While Massachusetts precedents do not address the precise question before us, the issue is explored in Baker v. National City Bank, 511 F.2d 1016 (6th Cir. 1975) (applying Pennsylvania law). Baker held that three steps are necessary to exercise the setoff right:
1) The decision to exercise the right;
2) some action that accomplishes the set-off; and
3) some record which evidences that the right of set-off has been exercised.

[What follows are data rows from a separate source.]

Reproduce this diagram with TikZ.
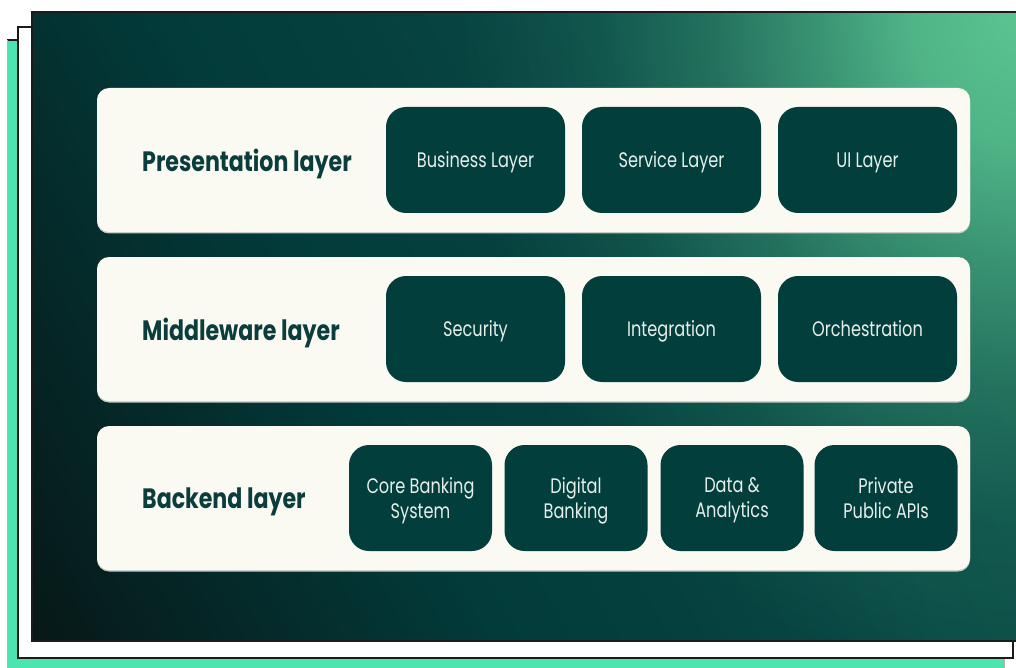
\documentclass[tikz,border=0pt]{standalone}
\usepackage{fontspec}
\usetikzlibrary{fadings}
\setmainfont{Poppins}
\newfontfamily\labfont[FakeStretch=0.79]{Poppins}
\newfontfamily\boxfont[FakeStretch=0.77]{Poppins}
\definecolor{sA}{HTML}{071818}
\definecolor{sB}{HTML}{023B3A}
\definecolor{sC}{HTML}{05403E}
\definecolor{sD}{HTML}{0B4C47}
\definecolor{sE}{HTML}{0E524A}
\definecolor{sG}{HTML}{5BC592}
\definecolor{mint}{HTML}{4BE5B0}
\definecolor{edge}{HTML}{1B1B1B}
\definecolor{cream}{HTML}{FAF9F2}
\definecolor{boxfill}{HTML}{023E3C}
\definecolor{boxtext}{HTML}{E6EEEA}
\definecolor{labtext}{HTML}{0A3D3B}
\definecolor{panshadow}{HTML}{C9CCC7}
\pgfdeclarehorizontalshading{bgshade}{100bp}{color(0bp)=(sA); color(16.1bp)=(sA); color(39.8bp)=(sB); color(50bp)=(sC); color(63.5bp)=(sD); color(83.8bp)=(sE); color(100bp)=(sE)}
\pgfdeclareradialshading{glowmask}{\pgfpointorigin}{color(0bp)=(white); color(5bp)=(white!85!black); color(8.75bp)=(white!60!black); color(13.75bp)=(white!30!black); color(18.75bp)=(white!10!black); color(25bp)=(black); color(50bp)=(black)}
\pgfdeclarefading{glow}{\pgfuseshading{glowmask}}
\tikzset{
  panel/.style={fill=cream, rounded corners=12pt, inner sep=0pt, minimum width=873pt, minimum height=144pt},
  tile/.style={fill=boxfill, rounded corners=20pt, inner sep=0pt, minimum height=106pt, text=boxtext, align=center, text depth=0pt, font=\boxfont\fontsize{21}{25}\selectfont},
  wtile/.style={tile, minimum width=179pt},
  ntile/.style={tile, minimum width=143pt},
  laylabel/.style={anchor=west, inner sep=0pt, text=labtext, text depth=0pt, font=\labfont\bfseries\fontsize{28}{30}\selectfont},
}
\begin{document}
\begin{tikzpicture}[x=1pt,y=-1pt]
\useasboundingbox (0,0) rectangle (1016,668);
\clip (0,0) rectangle (1016,668);
% back cards
\fill[mint] (7,40) rectangle (1004,680);
\draw[edge, line width=2pt] (7,40) -- (1004,40);
\draw[gray!60, line width=0.6pt] (7,40) -- (7,680) (1004,40) -- (1004,680);
\draw[edge, line width=2pt, fill=white] (18,27) rectangle (1013,658);
\shade[shading=bgshade, shading angle=28.3] (32,12) rectangle (1022,641);
\begin{scope}
  \clip (32,12) rectangle (1022,641);
  \fill[sG, path fading=glow] (1020,12) ellipse [x radius=560, y radius=680];
\end{scope}
\draw[edge, line width=2pt] (1022,12) -- (32,12) -- (32,641) -- (1022,641);
% panels
\foreach \py in {160,329,498}{
  \fill[panshadow, rounded corners=12pt] (97,\py-72+1.5) rectangle (970,\py+72+1.5);
}
\node[panel] (p1) at (533.5,160) {};
\node[panel] (p2) at (533.5,329) {};
\node[panel] (p3) at (533.5,498) {};
% labels
\node[laylabel] (l1) at (142,160) {Presentation layer};
\node[laylabel] (l2) at (142,329) {Middleware layer};
\node[laylabel] (l3) at (142,498) {Backend layer};
% row 1
\node[wtile] (b11) at (475.5,160) {Business Layer};
\node[wtile] (b12) at (671.5,160) {Service Layer};
\node[wtile] (b13) at (867.5,160) {UI Layer};
% row 2
\node[wtile] (b21) at (475.5,329) {Security};
\node[wtile] (b22) at (671.5,329) {Integration};
\node[wtile] (b23) at (867.5,329) {Orchestration};
% row 3
\node[ntile] (b31) at (420.5,498) {Core Banking\\System};
\node[ntile] (b32) at (576,498) {Digital\\Banking};
\node[ntile] (b33) at (732,498) {Data \&\\Analytics};
\node[ntile] (b34) at (886,498) {Private\\Public APIs};
\end{tikzpicture}
\end{document}
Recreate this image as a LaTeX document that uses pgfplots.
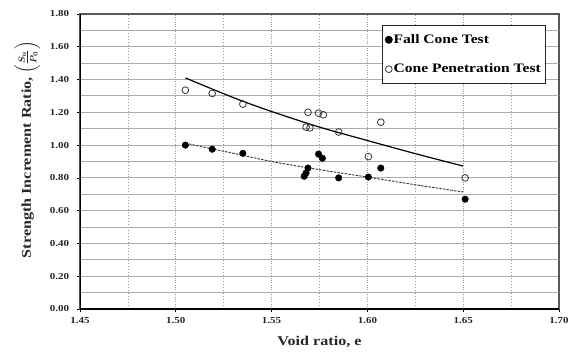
\documentclass[border=0pt]{standalone}
\usepackage{amsmath}
\usepackage{pgfplots}
\pgfplotsset{compat=1.18}
\usepackage{fontspec}
\setmainfont{Liberation Serif}
\newfontfamily\wideserif[FakeStretch=1.2]{Liberation Serif}
\begin{document}
\begin{tikzpicture}
\begin{axis}[
  scale only axis, width=479bp, height=295bp,
  xmin=1.45, xmax=1.70, ymin=0, ymax=1.80,
  xtick={1.45,1.50,...,1.70}, ytick={0,0.2,...,1.8},
  extra x ticks={1.475,1.525,1.575,1.625,1.675},
  extra y ticks={0.1,0.3,0.5,0.7,0.9,1.1,1.3,1.5,1.7},
  extra x tick labels={}, extra y tick labels={},
  extra x tick style={grid=major, major tick length=0pt, major grid style={gray!35, solid, line width=1pt}},
  extra y tick style={grid=major, major tick length=0pt, major grid style={gray!30, solid, line width=1pt}},
  major tick length=3.5pt, tick align=outside,
  tick style={black, line width=0.7pt},
  grid=major,
  x grid style={gray!80, dotted, line width=0.7pt},
  y grid style={gray!65, solid, line width=1pt},
  axis line style={draw=gray!70!black, line width=1.5pt},
  xtick pos=bottom, ytick pos=left,
  /pgf/number format/.cd, fixed, fixed zerofill, precision=2, assume math mode=true,
  /pgfplots/.cd,
  ticklabel style={font=\wideserif\bfseries\fontsize{9.2}{10}\selectfont, text=black!85},
  xticklabel style={yshift=-1pt},
  yticklabel style={xshift=-4pt},
  xlabel={\textbf{Void ratio, e}},
  ylabel={\textbf{Strength Increment Ratio, $\boldsymbol{\left(\frac{S_u}{P_0}\right)}$}},
  label style={font=\wideserif\fontsize{13.5}{15}\selectfont, text=black!85},
  xlabel style={at={(axis description cs:0.5,-0.112)}, anchor=center},
  ylabel style={at={(axis description cs:-0.11,0.54)}, anchor=center},
  legend style={at={(0.63,0.963)}, anchor=north west, draw=black!85, line width=1.3pt,
    font=\wideserif\bfseries\fontsize{13}{14}\selectfont, row sep=15pt, inner xsep=3pt, inner ysep=7pt,
    legend cell align=left, nodes={inner xsep=1.5pt}},
  legend image code/.code={\draw[#1] plot coordinates {(0pt,0pt)};},
]
\draw[black, line width=1.3pt] (axis cs:1.45,1.8) -- (axis cs:1.45,0) -- (axis cs:1.70,0);
% trend lines
\addplot[black, line width=1.2pt, smooth, forget plot] coordinates {
 (1.505,1.41) (1.53,1.29) (1.55,1.205) (1.575,1.11) (1.60,1.028) (1.625,0.948) (1.65,0.872)};
\addplot[black!80, dash pattern=on 2.5pt off 1.2pt, line width=0.9pt, smooth, forget plot] coordinates {
 (1.505,1.012) (1.53,0.95) (1.55,0.90) (1.575,0.85) (1.60,0.805) (1.625,0.758) (1.65,0.714)};
% Fall Cone Test
\addplot[only marks, mark=*, mark size=3.3pt, mark options={fill=black, draw=black}] coordinates {
 (1.505,1.00) (1.519,0.975) (1.535,0.95) (1.569,0.86) (1.568,0.83) (1.567,0.81)
 (1.5745,0.945) (1.5765,0.92) (1.585,0.80) (1.6005,0.805) (1.607,0.86) (1.651,0.67)};
\addlegendentry{Fall Cone Test}
% Cone Penetration Test
\addplot[only marks, mark=o, mark size=3.4pt, mark options={draw=black!80, fill=white, line width=0.8pt}] coordinates {
 (1.505,1.335) (1.519,1.315) (1.535,1.25) (1.569,1.20) (1.568,1.11) (1.570,1.105)
 (1.5745,1.195) (1.577,1.185) (1.585,1.08) (1.6005,0.93) (1.607,1.14) (1.651,0.80)};
\addlegendentry{Cone Penetration Test}
\end{axis}
\path[use as bounding box] (-80bp,-42bp) rectangle (495bp,309bp);
\end{tikzpicture}
\end{document}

Id. at 1018. In this case, the Bank's actions in debiting the Hospital's accounts and crediting its treasurer's account were sufficient to satisfy Baker's three requirements. They demonstrated an obvious decision to exercise the setoff right. By ending the Hospital's ability to draw on the funds, they accomplished the setoff in a practical sense. Finally, the debit-and-credit record constitutes a sufficient record that the Bank had exercised its right — certainly sufficient to give notice to the Hospital, which immediately made alternate arrangements with the Bank to pay its payroll.
The Hospital argues at length that the Bank should be required to take the final step of crediting the mortgage loan in order to perfect its rights, but as long as the Bank's intention to effect a setoff is clear, as it was here, there is no obvious reason to require another bookkeeping entry. See B. Clark, The Law of Bank Deposits, Collections and Credit Cards ¶ 11.9, at 11-28 (rev.ed. 1981) ("formal bookkeeping entries are not required to perfect a set-off"). We are not persuaded that the Massachusetts courts would require any actions other than those taken on August 28 to effect a setoff and make the Bank's dishonoring of the check rightful.
The judgment of the district court is affirmed in part and vacated in part. The cause is remanded to the district court with instructions to remand to the bankruptcy court for further proceedings in accordance with this opinion.